─── STORED DATA ───

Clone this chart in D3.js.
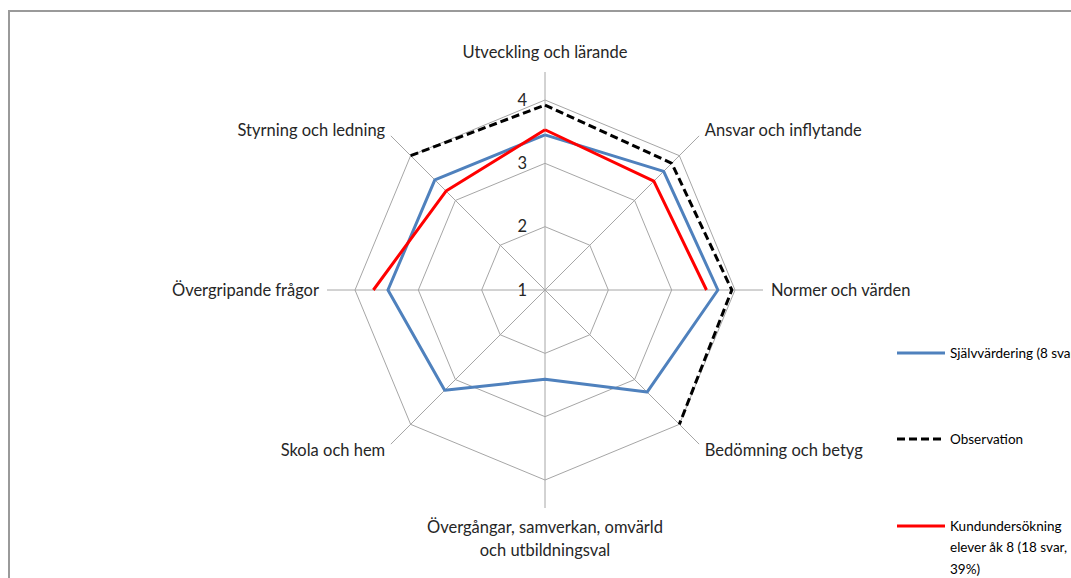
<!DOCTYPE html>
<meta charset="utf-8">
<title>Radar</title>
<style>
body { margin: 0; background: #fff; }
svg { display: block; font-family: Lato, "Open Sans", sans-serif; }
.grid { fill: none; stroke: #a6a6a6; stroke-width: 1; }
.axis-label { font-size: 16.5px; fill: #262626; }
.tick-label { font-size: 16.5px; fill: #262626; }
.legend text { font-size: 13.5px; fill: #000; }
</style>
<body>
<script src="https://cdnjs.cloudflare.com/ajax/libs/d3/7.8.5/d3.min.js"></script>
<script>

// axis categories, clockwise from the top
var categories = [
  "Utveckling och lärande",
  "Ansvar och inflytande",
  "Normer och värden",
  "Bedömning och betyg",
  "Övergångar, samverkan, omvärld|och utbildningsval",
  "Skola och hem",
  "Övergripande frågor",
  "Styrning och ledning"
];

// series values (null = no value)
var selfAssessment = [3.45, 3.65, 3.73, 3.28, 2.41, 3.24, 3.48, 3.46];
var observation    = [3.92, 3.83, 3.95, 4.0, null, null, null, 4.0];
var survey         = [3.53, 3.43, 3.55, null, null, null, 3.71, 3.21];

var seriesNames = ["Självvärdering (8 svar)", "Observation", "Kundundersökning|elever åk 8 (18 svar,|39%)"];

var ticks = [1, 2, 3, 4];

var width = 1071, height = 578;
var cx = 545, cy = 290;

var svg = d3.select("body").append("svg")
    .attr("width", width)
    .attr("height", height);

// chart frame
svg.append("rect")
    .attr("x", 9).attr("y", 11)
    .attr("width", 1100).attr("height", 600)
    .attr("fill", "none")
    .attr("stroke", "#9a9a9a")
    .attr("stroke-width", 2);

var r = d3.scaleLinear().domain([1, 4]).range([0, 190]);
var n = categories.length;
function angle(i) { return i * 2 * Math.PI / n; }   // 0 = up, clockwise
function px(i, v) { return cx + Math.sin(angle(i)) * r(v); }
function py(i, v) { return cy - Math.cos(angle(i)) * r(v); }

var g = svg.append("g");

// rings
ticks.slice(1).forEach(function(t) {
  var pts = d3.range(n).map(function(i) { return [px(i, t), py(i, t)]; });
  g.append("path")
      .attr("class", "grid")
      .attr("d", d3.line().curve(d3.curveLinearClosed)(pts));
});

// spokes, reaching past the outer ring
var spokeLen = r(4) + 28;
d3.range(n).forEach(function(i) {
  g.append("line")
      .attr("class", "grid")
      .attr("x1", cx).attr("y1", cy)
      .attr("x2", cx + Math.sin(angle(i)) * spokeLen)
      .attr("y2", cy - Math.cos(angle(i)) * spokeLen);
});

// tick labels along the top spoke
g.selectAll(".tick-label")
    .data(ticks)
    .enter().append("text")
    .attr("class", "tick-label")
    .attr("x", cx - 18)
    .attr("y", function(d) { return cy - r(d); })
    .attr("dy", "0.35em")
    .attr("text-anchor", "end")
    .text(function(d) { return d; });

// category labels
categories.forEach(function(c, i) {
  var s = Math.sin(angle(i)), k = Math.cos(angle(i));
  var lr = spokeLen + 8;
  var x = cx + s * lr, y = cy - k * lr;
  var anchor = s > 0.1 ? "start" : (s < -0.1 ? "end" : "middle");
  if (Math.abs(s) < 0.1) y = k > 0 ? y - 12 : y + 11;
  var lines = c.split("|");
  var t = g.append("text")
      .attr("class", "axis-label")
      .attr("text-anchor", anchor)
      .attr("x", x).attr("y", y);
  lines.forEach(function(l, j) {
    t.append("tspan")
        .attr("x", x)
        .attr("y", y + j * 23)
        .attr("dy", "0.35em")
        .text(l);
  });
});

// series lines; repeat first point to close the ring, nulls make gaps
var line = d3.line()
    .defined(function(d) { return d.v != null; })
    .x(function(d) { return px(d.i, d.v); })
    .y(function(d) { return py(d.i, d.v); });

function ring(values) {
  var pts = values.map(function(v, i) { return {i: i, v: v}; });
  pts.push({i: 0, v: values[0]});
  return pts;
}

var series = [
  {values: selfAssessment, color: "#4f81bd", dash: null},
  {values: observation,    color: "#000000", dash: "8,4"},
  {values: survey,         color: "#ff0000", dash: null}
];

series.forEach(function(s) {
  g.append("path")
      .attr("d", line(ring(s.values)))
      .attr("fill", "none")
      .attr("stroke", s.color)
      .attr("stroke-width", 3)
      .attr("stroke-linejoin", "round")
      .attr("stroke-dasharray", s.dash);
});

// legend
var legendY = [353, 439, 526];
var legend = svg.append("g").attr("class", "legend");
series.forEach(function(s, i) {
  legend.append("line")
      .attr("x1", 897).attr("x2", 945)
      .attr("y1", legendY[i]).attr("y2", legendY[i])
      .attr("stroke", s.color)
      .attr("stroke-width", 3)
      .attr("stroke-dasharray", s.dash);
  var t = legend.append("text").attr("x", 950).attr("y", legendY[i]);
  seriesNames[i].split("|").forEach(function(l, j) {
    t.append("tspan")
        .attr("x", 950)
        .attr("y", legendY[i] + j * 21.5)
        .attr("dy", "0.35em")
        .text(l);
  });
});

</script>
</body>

───

**PROBLEM DETAILS**
Write the listing above out again exactly, dropping each image.

**SOLUTION FOR THIS PROBLEM**
Clone this chart in D3.js.
<!DOCTYPE html>
<meta charset="utf-8">
<title>Radar</title>
<style>
body { margin: 0; background: #fff; }
svg { display: block; font-family: Lato, "Open Sans", sans-serif; }
.grid { fill: none; stroke: #a6a6a6; stroke-width: 1; }
.axis-label { font-size: 16.5px; fill: #262626; }
.tick-label { font-size: 16.5px; fill: #262626; }
.legend text { font-size: 13.5px; fill: #000; }
</style>
<body>
<script src="https://cdnjs.cloudflare.com/ajax/libs/d3/7.8.5/d3.min.js"></script>
<script>

// axis categories, clockwise from the top
var categories = [
  "Utveckling och lärande",
  "Ansvar och inflytande",
  "Normer och värden",
  "Bedömning och betyg",
  "Övergångar, samverkan, omvärld|och utbildningsval",
  "Skola och hem",
  "Övergripande frågor",
  "Styrning och ledning"
];

// series values (null = no value)
var selfAssessment = [3.45, 3.65, 3.73, 3.28, 2.41, 3.24, 3.48, 3.46];
var observation    = [3.92, 3.83, 3.95, 4.0, null, null, null, 4.0];
var survey         = [3.53, 3.43, 3.55, null, null, null, 3.71, 3.21];

var seriesNames = ["Självvärdering (8 svar)", "Observation", "Kundundersökning|elever åk 8 (18 svar,|39%)"];

var ticks = [1, 2, 3, 4];

var width = 1071, height = 578;
var cx = 545, cy = 290;

var svg = d3.select("body").append("svg")
    .attr("width", width)
    .attr("height", height);

// chart frame
svg.append("rect")
    .attr("x", 9).attr("y", 11)
    .attr("width", 1100).attr("height", 600)
    .attr("fill", "none")
    .attr("stroke", "#9a9a9a")
    .attr("stroke-width", 2);

var r = d3.scaleLinear().domain([1, 4]).range([0, 190]);
var n = categories.length;
function angle(i) { return i * 2 * Math.PI / n; }   // 0 = up, clockwise
function px(i, v) { return cx + Math.sin(angle(i)) * r(v); }
function py(i, v) { return cy - Math.cos(angle(i)) * r(v); }

var g = svg.append("g");

// rings
ticks.slice(1).forEach(function(t) {
  var pts = d3.range(n).map(function(i) { return [px(i, t), py(i, t)]; });
  g.append("path")
      .attr("class", "grid")
      .attr("d", d3.line().curve(d3.curveLinearClosed)(pts));
});

// spokes, reaching past the outer ring
var spokeLen = r(4) + 28;
d3.range(n).forEach(function(i) {
  g.append("line")
      .attr("class", "grid")
      .attr("x1", cx).attr("y1", cy)
      .attr("x2", cx + Math.sin(angle(i)) * spokeLen)
      .attr("y2", cy - Math.cos(angle(i)) * spokeLen);
});

// tick labels along the top spoke
g.selectAll(".tick-label")
    .data(ticks)
    .enter().append("text")
    .attr("class", "tick-label")
    .attr("x", cx - 18)
    .attr("y", function(d) { return cy - r(d); })
    .attr("dy", "0.35em")
    .attr("text-anchor", "end")
    .text(function(d) { return d; });

// category labels
categories.forEach(function(c, i) {
  var s = Math.sin(angle(i)), k = Math.cos(angle(i));
  var lr = spokeLen + 8;
  var x = cx + s * lr, y = cy - k * lr;
  var anchor = s > 0.1 ? "start" : (s < -0.1 ? "end" : "middle");
  if (Math.abs(s) < 0.1) y = k > 0 ? y - 12 : y + 11;
  var lines = c.split("|");
  var t = g.append("text")
      .attr("class", "axis-label")
      .attr("text-anchor", anchor)
      .attr("x", x).attr("y", y);
  lines.forEach(function(l, j) {
    t.append("tspan")
        .attr("x", x)
        .attr("y", y + j * 23)
        .attr("dy", "0.35em")
        .text(l);
  });
});

// series lines; repeat first point to close the ring, nulls make gaps
var line = d3.line()
    .defined(function(d) { return d.v != null; })
    .x(function(d) { return px(d.i, d.v); })
    .y(function(d) { return py(d.i, d.v); });

function ring(values) {
  var pts = values.map(function(v, i) { return {i: i, v: v}; });
  pts.push({i: 0, v: values[0]});
  return pts;
}

var series = [
  {values: selfAssessment, color: "#4f81bd", dash: null},
  {values: observation,    color: "#000000", dash: "8,4"},
  {values: survey,         color: "#ff0000", dash: null}
];

series.forEach(function(s) {
  g.append("path")
      .attr("d", line(ring(s.values)))
      .attr("fill", "none")
      .attr("stroke", s.color)
      .attr("stroke-width", 3)
      .attr("stroke-linejoin", "round")
      .attr("stroke-dasharray", s.dash);
});

// legend
var legendY = [353, 439, 526];
var legend = svg.append("g").attr("class", "legend");
series.forEach(function(s, i) {
  legend.append("line")
      .attr("x1", 897).attr("x2", 945)
      .attr("y1", legendY[i]).attr("y2", legendY[i])
      .attr("stroke", s.color)
      .attr("stroke-width", 3)
      .attr("stroke-dasharray", s.dash);
  var t = legend.append("text").attr("x", 950).attr("y", legendY[i]);
  seriesNames[i].split("|").forEach(function(l, j) {
    t.append("tspan")
        .attr("x", 950)
        .attr("y", legendY[i] + j * 21.5)
        .attr("dy", "0.35em")
        .text(l);
  });
});

</script>
</body>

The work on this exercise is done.